SOURCE RECORDS:
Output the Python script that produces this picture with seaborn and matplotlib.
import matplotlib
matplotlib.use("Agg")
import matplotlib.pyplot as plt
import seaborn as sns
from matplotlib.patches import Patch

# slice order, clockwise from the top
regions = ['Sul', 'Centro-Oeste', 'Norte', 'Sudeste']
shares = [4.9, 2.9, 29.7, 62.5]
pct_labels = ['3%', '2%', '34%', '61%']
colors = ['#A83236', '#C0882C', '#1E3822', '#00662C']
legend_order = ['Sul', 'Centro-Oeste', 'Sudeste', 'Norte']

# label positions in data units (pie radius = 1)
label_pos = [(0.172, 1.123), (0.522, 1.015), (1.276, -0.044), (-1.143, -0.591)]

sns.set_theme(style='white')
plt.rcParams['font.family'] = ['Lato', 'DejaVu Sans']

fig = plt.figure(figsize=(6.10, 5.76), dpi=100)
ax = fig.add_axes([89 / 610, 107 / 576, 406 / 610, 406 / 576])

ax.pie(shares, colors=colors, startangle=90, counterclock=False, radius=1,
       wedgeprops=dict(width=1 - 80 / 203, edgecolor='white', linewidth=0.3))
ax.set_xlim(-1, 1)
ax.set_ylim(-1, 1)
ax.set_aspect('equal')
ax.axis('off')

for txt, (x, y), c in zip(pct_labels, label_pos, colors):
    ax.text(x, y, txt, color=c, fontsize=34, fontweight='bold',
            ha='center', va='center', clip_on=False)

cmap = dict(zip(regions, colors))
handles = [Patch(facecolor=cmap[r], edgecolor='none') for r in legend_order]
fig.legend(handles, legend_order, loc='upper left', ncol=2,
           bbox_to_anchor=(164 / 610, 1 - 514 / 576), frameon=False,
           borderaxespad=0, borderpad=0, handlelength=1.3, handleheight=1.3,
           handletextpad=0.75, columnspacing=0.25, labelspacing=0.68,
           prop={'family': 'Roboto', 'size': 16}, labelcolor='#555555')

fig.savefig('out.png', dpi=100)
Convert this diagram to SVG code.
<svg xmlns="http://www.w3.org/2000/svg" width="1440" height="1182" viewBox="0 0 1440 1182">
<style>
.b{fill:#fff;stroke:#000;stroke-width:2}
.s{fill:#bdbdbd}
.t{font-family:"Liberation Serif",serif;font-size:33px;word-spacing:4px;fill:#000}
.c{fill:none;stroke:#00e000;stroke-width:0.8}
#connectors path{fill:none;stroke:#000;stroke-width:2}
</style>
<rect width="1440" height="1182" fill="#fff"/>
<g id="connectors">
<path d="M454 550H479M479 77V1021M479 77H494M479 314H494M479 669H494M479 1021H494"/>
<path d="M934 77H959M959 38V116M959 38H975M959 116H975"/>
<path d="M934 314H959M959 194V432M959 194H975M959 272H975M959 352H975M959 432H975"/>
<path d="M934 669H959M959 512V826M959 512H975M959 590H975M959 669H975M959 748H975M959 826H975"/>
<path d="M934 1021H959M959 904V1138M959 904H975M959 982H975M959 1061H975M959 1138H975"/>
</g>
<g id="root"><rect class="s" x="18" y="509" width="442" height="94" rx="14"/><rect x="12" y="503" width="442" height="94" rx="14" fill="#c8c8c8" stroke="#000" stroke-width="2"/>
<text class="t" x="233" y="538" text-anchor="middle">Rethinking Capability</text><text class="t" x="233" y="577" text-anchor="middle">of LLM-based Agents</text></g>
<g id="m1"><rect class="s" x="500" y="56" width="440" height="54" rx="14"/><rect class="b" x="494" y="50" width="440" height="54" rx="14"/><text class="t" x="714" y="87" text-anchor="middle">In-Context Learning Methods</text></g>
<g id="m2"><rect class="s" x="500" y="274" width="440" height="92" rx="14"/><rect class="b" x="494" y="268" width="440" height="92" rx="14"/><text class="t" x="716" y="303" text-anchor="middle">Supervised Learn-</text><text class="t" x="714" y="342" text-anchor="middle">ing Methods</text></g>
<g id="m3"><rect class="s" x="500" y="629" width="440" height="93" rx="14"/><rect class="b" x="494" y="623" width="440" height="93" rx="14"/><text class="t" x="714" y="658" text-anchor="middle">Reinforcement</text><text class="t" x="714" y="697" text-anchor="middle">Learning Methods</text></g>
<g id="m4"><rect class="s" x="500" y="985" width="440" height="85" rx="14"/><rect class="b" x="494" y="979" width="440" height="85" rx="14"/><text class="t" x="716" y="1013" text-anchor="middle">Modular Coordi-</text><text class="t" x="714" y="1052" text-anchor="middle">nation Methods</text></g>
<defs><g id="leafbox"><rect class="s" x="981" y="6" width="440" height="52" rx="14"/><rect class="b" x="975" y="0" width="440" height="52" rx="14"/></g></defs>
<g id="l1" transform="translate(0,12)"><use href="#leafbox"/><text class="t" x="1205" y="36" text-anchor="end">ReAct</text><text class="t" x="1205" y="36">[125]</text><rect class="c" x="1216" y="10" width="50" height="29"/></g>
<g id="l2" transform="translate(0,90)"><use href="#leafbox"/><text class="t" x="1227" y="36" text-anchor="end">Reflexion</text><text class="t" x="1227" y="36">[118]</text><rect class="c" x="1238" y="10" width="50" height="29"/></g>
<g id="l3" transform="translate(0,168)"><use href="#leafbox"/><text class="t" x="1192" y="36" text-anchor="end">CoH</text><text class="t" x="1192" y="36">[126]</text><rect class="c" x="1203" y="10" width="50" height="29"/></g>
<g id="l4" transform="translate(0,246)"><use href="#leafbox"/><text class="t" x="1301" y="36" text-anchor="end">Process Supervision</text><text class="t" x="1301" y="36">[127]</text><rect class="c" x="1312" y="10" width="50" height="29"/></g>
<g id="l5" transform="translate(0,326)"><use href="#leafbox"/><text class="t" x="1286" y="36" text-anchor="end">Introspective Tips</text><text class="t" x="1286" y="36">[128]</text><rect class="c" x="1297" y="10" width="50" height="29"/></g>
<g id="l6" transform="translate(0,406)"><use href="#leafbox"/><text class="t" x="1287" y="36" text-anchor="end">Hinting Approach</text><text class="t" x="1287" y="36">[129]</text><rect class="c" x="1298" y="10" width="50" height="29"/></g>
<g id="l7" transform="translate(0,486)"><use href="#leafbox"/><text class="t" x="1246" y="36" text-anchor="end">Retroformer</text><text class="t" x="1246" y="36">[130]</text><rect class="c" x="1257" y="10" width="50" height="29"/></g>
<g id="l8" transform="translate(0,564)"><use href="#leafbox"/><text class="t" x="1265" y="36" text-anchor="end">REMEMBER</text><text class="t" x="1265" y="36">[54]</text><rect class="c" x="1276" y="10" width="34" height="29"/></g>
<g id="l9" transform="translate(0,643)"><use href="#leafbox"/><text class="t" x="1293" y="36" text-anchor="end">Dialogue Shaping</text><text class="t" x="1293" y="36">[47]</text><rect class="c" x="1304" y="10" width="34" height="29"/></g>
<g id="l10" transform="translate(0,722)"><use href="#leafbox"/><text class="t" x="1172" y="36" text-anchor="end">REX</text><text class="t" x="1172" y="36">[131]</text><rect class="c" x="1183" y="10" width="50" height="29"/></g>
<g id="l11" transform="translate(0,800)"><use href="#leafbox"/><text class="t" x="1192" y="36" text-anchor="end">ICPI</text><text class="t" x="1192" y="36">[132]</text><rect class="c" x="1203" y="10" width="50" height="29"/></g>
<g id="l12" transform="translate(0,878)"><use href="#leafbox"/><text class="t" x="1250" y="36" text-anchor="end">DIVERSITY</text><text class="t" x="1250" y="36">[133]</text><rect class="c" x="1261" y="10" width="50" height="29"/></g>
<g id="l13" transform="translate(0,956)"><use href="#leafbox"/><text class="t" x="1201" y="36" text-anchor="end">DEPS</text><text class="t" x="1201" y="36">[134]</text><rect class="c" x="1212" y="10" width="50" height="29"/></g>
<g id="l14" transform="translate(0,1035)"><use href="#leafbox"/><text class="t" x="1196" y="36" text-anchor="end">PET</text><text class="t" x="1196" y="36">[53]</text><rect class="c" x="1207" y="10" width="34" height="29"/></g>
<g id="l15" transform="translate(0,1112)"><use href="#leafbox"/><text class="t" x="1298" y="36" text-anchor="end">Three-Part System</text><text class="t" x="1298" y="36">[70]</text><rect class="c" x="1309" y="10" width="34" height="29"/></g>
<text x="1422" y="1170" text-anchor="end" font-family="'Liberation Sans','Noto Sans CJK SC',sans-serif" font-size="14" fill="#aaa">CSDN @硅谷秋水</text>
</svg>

...

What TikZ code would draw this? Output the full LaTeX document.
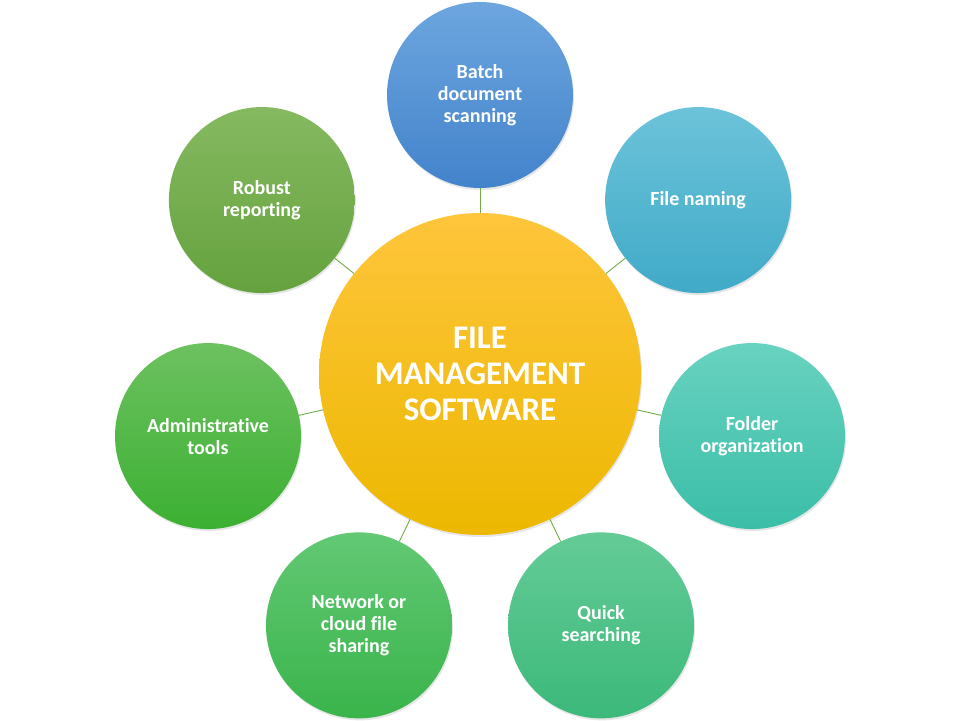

STATED TASK: Collect every line with the string "seaborn" from the records, and copy each.

TASK SOLUTION:
Output the Python script that produces this picture with seaborn and matplotlib.
import seaborn as sns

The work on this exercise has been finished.